From the opening pages, Zaman writes to an unnamed character, always with her, who she refers to directly as “you” — or more often than not, “my love.” As a child, she explained that she conceptualized her inner voice as an imaginary companion, and throughout the entirety of the book, its presence remains. With the endurance of a violent marriage and exploitation in the merciless entertainment industry, its presence falters. Zaman believes the closeness with one’s inner voice, which guides the narrative, is a strong indication of how healthy or unhealthy one’s environment is.
“We’re all born with an inner voice,” Zaman says. “Then, to add the chaos of life, the inner voice gets muted out. And our path back to healing and strength and self esteem is about doing the work to peel away the noise and chaos of life, to return to alignment… that’s why the word I use for healing is alignment. I won’t be spliced any longer. I must align.”
Zaman has a pure heart, handing out love through heart-shaped cakes, scribbling sentences of tenderness to strangers on the subway, and writing her memoir for the reader to be empowered through her own experiences. She describes herself candidly and truthfully, as she still does on social media, to reassure readers that a real person survived these traumas, and these are the tools she used to do so. The book provides validation, affirming readers that this process of alignment is achievable. “A large part of a memoir’s power is the radical transparency and the radical trust that you’re putting into humankind,” she told the Emerald.

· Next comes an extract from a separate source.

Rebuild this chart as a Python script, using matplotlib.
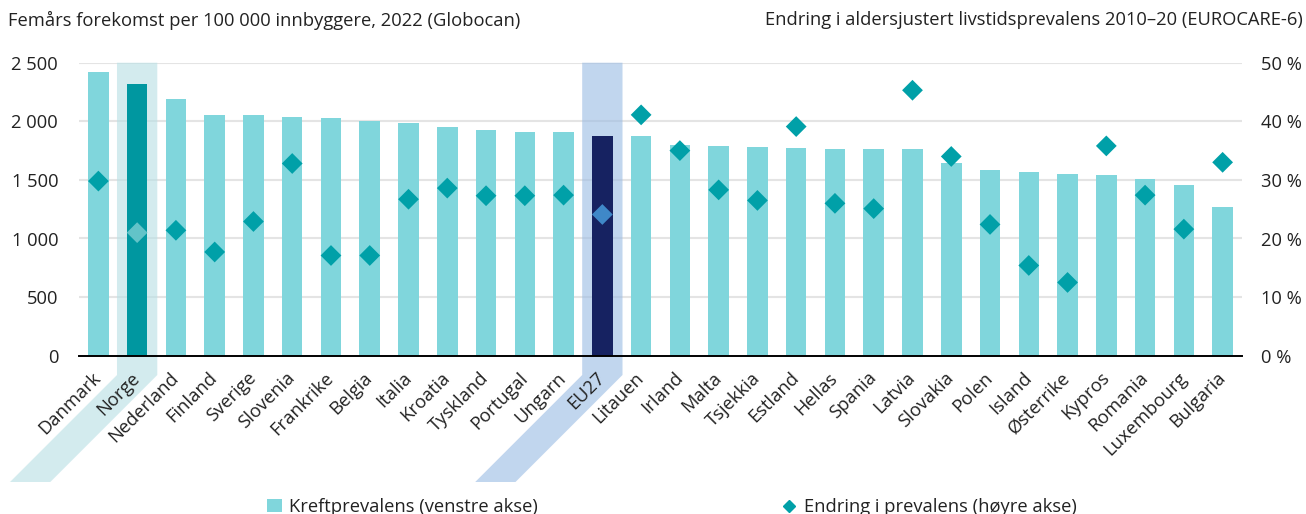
import matplotlib
matplotlib.use("Agg")
import matplotlib.pyplot as plt
from matplotlib.patches import Polygon, Patch
from matplotlib.lines import Line2D
from matplotlib.ticker import FuncFormatter
from matplotlib.transforms import IdentityTransform

plt.rcParams["font.family"] = ["Open Sans", "DejaVu Sans"]

countries = ["Danmark", "Norge", "Nederland", "Finland", "Sverige", "Slovenia",
             "Frankrike", "Belgia", "Italia", "Kroatia", "Tyskland", "Portugal",
             "Ungarn", "EU27", "Litauen", "Irland", "Malta", "Tsjekkia", "Estland",
             "Hellas", "Spania", "Latvia", "Slovakia", "Polen", "Island",
             "Østerrike", "Kypros", "Romania", "Luxembourg", "Bulgaria"]

# Five-year prevalence per 100 000 (left axis)
prevalence = [2420, 2320, 2190, 2055, 2050, 2035, 2025, 2005, 1985, 1950,
              1925, 1910, 1905, 1875, 1872, 1795, 1792, 1778, 1775, 1765,
              1761, 1760, 1640, 1582, 1565, 1548, 1540, 1508, 1455, 1265]

# Change in age-standardised lifetime prevalence 2010-20, % (right axis)
change = [29.8, 21.0, 21.4, 17.7, 22.9, 32.8, 17.1, 17.1, 26.7, 28.6,
          27.3, 27.3, 27.4, 24.1, 41.1, 35.0, 28.3, 26.5, 39.1, 26.0,
          25.1, 45.3, 34.0, 22.4, 15.4, 12.5, 35.8, 27.4, 21.6, 33.0]

left_ticks = [0, 500, 1000, 1500, 2000, 2500]
right_ticks = [0, 10, 20, 30, 40, 50]

# bar colour, diamond colour, band colour
highlight = {"Norge": ("#0097A0", "#62C3C8", (183/255, 223/255, 228/255, 0.6)),
             "EU27": ("#162261", "#3F88C8", (153/255, 187/255, 227/255, 0.6))}

BAR = "#80D6DC"
DIAMOND = "#00A0A8"
TEXT = "#222222"
FS = 13.2
W, H = 1306, 514

fig = plt.figure(figsize=(W / 100, H / 100), dpi=100)
ax = fig.add_axes([79 / W, 1 - 355.7 / H, (1242 - 79) / W, (355.7 - 62.7) / H])
ax.patch.set_visible(False)

x = list(range(len(countries)))
bar_colors = [highlight[c][0] if c in highlight else BAR for c in countries]
ax.bar(x, prevalence, width=0.53, color=bar_colors, zorder=2)

ax.set_xlim(-0.5, len(countries) - 0.5)
ax.set_ylim(left_ticks[0], left_ticks[-1])
ax.set_yticks(left_ticks)
ax.yaxis.set_major_formatter(FuncFormatter(lambda v, p: f"{int(v):,}".replace(",", " ")))
for t in left_ticks[1:]:
    ax.axhline(t, color="#E4E4E4", linewidth=1.5, zorder=0.2)
for s in ["left", "right", "top"]:
    ax.spines[s].set_visible(False)
ax.spines["bottom"].set_color("black")
ax.spines["bottom"].set_linewidth(1.4)
ax.spines["bottom"].set_zorder(3)
ax.xaxis.set_zorder(0.6)
ax.yaxis.set_zorder(0.6)
ax.tick_params(axis="both", length=0, labelsize=FS, colors=TEXT)
ax.tick_params(axis="y", pad=15)
ax.set_xticks(x)
ax.set_xticklabels(countries, rotation=45, ha="right", va="center",
                   rotation_mode="anchor")
ax.tick_params(axis="x", pad=14)

ax2 = ax.twinx()
ax2.set_ylim(right_ticks[0], right_ticks[-1])
ax2.set_yticks(right_ticks)
ax2.yaxis.set_major_formatter(FuncFormatter(lambda v, p: f"{int(v)} %"))
for s in ax2.spines.values():
    s.set_visible(False)
ax2.tick_params(axis="y", length=0, labelsize=FS, colors=TEXT, pad=14)
dia_colors = [highlight[c][1] if c in highlight else DIAMOND for c in countries]
ax2.scatter(x, change, marker="D", s=112, c=dia_colors, zorder=4, linewidths=0)

# Highlight bands running down along the slanted labels (pixel coordinates)
fig.canvas.draw()
top_y = H - 62.7
knee_y = H - 375
bot_y = H - 482
for name, (_, _, band) in highlight.items():
    i = countries.index(name)
    xl = ax.transData.transform((i - 0.52, 0))[0]
    xr = ax.transData.transform((i + 0.52, 0))[0]
    d = knee_y - bot_y
    pts = [(xl, top_y), (xr, top_y), (xr, knee_y), (xr - d, bot_y),
           (xl - d, bot_y), (xl, knee_y)]
    poly = Polygon(pts, closed=True, facecolor=band, edgecolor="none",
                   transform=IdentityTransform(), zorder=0.4, clip_on=False)
    ax.add_patch(poly)

fig.text(8 / W, 1 - 20 / H, "Femårs forekomst per 100 000 innbyggere, 2022 (Globocan)",
         ha="left", va="center", fontsize=FS, color=TEXT)
fig.text(1303 / W, 1 - 20 / H,
         "Endring i aldersjustert livstidsprevalens 2010–20 (EUROCARE-6)",
         ha="right", va="center", fontsize=FS, color=TEXT)

handles = [Patch(facecolor=BAR, edgecolor="none"),
           Line2D([], [], marker="D", linestyle="none", color=DIAMOND, markersize=6)]
fig.legend(handles, ["Kreftprevalens (venstre akse)", "Endring i prevalens (høyre akse)"],
           loc="center", bbox_to_anchor=(672 / W, 7 / H), ncol=2, frameon=False,
           fontsize=FS, columnspacing=13.3, handlelength=0.8, handletextpad=0.4,
           labelcolor=TEXT)

fig.savefig("out.png", dpi=100)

Now, the memoir is being implemented into high school and college curriculum (including the University of Oregon) as a lesson to students on how to listen to and honor their intuition. The book pushes them to reflect on their life and ask how far or near they were to their inner voice at any specific point in time.
Weaved throughout the narrative are years of sage reflection on her own trauma and healing, leading to Zaman’s understanding of the implications and external causes of shame and fear that are ubiquitously felt but seldom put into words. Her experiences with anorexia and racial prejudice never take the spotlight, but are intentionally and consistently interspersed throughout the timeline, mirroring her true relationship with these respective hardships.
Aforementioned reverence to intuition is an explication of the book’s title. For Zaman, one’s own inner voice has much to do with Namaste, “the divine in me honors the divine in you” — essentially allowing reflection to foster empathy and love. “That’s how I believe the inner voice, this inner voice to me, is the inner humanity that lives within every human being,” Zaman says. “It’s the connective device that means you and I are one.”
“I Am Yours” is an act of gratitude, bravery and rising above. Most of all, “I Am Yours” is an act of love for the reader, whoever that human may be.